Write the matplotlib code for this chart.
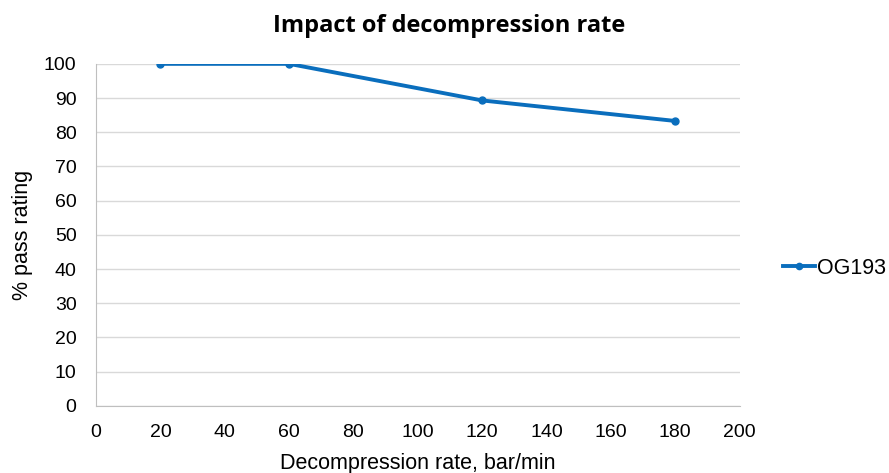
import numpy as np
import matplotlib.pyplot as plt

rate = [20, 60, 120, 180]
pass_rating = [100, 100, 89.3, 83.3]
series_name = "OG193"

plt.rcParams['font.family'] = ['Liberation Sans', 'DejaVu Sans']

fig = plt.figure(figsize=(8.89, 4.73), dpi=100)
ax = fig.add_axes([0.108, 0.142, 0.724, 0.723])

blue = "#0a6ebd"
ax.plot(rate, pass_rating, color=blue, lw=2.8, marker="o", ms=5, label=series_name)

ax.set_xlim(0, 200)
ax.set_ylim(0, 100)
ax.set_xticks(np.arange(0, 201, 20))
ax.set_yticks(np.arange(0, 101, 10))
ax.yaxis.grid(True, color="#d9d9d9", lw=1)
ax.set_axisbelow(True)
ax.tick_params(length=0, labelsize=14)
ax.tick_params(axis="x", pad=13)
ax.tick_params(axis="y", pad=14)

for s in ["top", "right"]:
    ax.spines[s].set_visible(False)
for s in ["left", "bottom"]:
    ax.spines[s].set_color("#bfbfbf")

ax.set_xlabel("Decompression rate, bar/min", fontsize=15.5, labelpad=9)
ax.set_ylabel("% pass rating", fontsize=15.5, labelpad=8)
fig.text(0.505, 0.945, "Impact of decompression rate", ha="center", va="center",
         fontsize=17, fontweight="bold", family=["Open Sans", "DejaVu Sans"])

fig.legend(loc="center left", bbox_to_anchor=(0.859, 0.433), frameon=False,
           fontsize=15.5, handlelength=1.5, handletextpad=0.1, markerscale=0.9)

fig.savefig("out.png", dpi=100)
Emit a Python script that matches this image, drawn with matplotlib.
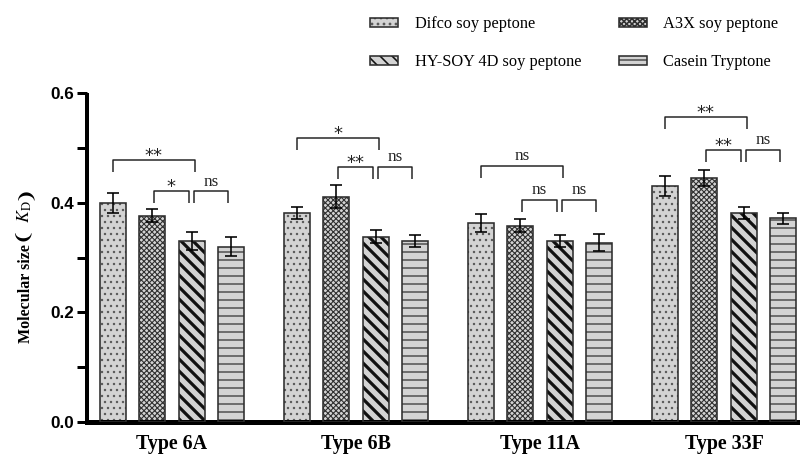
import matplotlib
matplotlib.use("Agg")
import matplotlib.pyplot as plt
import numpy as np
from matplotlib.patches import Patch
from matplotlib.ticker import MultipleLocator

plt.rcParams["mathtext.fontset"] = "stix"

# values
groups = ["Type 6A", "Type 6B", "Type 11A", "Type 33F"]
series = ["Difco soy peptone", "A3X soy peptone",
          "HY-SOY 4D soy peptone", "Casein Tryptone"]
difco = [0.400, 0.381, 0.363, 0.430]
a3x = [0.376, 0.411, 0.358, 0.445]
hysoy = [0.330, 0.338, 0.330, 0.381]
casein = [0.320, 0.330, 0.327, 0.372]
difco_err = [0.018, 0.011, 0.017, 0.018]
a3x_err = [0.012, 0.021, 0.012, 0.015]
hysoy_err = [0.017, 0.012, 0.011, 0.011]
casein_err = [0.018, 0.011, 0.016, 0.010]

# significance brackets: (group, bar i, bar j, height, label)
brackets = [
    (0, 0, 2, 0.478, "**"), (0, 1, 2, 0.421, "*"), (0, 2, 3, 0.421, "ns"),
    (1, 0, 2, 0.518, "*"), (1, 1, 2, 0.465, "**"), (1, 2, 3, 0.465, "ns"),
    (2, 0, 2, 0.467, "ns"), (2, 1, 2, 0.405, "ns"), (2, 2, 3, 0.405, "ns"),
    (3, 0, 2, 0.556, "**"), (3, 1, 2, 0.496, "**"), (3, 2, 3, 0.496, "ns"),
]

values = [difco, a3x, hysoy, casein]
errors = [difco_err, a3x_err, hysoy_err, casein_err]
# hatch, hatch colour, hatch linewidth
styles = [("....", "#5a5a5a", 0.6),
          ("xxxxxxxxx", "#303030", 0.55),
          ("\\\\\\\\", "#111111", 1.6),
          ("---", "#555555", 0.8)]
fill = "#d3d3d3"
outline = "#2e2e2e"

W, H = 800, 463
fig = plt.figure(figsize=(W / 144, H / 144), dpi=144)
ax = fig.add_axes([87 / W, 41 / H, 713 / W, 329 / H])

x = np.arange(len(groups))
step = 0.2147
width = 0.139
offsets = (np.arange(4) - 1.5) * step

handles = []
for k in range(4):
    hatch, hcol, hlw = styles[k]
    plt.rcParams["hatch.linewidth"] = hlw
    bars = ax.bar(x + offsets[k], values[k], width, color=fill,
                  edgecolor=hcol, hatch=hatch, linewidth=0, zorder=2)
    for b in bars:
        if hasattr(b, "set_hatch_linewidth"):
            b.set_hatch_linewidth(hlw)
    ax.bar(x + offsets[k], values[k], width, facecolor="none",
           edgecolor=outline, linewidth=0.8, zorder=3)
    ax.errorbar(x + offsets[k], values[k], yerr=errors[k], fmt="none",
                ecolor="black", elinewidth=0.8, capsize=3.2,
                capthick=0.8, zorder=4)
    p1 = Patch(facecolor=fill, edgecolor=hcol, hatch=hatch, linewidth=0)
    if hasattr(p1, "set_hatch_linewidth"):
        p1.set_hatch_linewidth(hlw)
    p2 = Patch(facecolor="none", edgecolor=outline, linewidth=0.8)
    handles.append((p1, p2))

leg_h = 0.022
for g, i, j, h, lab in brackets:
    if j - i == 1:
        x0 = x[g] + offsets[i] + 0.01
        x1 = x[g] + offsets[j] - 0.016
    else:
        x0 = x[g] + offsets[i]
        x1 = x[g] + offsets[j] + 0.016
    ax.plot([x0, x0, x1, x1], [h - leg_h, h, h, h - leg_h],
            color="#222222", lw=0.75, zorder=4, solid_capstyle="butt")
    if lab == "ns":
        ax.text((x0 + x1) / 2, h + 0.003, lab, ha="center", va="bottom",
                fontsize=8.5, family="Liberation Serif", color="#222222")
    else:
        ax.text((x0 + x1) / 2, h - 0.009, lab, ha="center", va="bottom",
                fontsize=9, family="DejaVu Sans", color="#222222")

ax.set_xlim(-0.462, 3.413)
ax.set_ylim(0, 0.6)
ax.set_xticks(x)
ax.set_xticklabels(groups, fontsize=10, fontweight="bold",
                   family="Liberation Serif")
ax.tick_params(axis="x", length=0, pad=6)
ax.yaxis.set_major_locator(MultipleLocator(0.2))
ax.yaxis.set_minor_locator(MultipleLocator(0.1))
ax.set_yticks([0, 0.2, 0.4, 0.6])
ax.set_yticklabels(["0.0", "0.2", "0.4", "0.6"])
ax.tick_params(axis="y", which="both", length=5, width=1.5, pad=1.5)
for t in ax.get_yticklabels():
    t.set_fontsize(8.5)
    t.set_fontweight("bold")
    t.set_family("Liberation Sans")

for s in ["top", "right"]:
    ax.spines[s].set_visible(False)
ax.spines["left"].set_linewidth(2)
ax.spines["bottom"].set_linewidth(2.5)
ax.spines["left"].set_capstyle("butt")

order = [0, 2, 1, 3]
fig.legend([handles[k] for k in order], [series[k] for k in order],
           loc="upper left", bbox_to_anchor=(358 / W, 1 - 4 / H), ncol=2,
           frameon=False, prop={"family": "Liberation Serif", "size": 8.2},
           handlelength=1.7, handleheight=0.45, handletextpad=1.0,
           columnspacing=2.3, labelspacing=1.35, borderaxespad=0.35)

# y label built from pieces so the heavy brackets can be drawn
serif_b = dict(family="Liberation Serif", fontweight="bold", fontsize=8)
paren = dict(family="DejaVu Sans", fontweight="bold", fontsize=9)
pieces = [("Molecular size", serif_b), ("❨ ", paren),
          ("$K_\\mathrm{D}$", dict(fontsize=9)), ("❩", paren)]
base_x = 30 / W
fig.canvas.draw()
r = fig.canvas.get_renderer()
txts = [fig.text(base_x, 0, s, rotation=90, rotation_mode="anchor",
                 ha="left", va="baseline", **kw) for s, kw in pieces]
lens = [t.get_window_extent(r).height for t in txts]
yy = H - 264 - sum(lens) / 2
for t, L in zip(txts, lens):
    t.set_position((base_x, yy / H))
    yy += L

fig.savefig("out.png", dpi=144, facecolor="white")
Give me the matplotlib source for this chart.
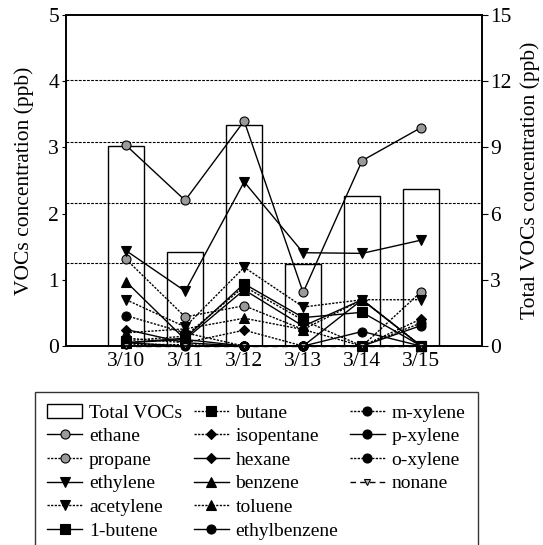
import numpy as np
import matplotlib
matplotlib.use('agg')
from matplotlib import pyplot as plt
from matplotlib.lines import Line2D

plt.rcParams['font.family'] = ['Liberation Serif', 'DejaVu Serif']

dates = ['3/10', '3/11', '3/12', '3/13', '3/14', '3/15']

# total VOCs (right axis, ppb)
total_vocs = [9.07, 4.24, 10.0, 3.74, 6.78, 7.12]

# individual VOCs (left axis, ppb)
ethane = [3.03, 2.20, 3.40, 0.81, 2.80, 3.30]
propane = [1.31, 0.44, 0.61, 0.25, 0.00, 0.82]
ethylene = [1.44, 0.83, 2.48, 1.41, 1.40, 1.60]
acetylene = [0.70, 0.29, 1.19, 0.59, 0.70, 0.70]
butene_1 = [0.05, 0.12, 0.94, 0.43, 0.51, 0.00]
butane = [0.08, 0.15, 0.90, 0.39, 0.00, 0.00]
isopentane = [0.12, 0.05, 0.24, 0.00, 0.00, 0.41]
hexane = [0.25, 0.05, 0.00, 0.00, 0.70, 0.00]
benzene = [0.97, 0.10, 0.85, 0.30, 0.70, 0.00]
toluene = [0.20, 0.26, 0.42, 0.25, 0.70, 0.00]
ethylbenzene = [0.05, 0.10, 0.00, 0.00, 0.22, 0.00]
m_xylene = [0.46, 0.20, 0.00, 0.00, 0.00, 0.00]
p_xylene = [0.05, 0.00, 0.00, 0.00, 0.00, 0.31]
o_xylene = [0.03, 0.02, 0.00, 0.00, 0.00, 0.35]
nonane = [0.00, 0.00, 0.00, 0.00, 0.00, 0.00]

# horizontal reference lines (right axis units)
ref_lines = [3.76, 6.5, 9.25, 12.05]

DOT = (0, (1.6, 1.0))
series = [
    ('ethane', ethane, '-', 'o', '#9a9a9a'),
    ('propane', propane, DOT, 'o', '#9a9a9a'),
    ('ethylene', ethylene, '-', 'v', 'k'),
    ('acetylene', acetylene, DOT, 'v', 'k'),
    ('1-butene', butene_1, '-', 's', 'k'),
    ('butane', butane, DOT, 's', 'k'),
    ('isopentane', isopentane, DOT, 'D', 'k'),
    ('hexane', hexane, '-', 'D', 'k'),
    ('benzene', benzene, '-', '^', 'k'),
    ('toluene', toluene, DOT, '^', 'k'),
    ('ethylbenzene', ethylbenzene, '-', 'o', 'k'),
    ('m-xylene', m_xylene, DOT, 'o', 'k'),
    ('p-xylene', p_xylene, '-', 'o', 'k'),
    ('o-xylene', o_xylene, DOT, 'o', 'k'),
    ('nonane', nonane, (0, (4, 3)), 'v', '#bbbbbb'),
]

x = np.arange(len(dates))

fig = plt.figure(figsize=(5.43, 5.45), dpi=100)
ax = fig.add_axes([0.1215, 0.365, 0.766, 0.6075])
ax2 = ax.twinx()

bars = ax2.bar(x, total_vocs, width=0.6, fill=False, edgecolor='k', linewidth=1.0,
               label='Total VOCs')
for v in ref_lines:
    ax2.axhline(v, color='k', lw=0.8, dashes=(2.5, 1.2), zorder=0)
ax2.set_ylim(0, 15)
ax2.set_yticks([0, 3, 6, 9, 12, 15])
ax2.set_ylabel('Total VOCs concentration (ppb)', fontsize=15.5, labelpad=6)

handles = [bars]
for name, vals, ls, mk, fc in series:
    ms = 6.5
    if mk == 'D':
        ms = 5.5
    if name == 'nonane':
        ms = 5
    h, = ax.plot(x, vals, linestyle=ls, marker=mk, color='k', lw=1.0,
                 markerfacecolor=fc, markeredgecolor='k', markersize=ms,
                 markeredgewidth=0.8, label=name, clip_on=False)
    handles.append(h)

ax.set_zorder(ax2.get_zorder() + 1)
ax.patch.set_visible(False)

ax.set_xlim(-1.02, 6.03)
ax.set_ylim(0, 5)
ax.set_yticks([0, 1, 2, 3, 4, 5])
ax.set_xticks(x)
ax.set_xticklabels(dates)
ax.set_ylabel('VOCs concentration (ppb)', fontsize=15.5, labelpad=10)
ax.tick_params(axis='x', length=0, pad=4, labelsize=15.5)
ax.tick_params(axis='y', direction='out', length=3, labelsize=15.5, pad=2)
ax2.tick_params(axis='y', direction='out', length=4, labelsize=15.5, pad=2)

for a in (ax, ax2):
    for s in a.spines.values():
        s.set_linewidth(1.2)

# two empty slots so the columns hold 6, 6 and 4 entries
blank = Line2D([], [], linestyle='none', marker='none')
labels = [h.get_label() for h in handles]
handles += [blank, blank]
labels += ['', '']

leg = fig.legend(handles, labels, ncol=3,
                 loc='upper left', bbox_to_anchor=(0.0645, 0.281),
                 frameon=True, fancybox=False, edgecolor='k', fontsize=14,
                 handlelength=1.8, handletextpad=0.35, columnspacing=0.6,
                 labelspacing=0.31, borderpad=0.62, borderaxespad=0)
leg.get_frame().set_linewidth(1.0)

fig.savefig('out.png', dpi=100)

★ ★ ★ ★ ★

▸ Directions for this task
How many of the lines above include the string "drawn"? Reply with the number by itself.

▸ Task result
2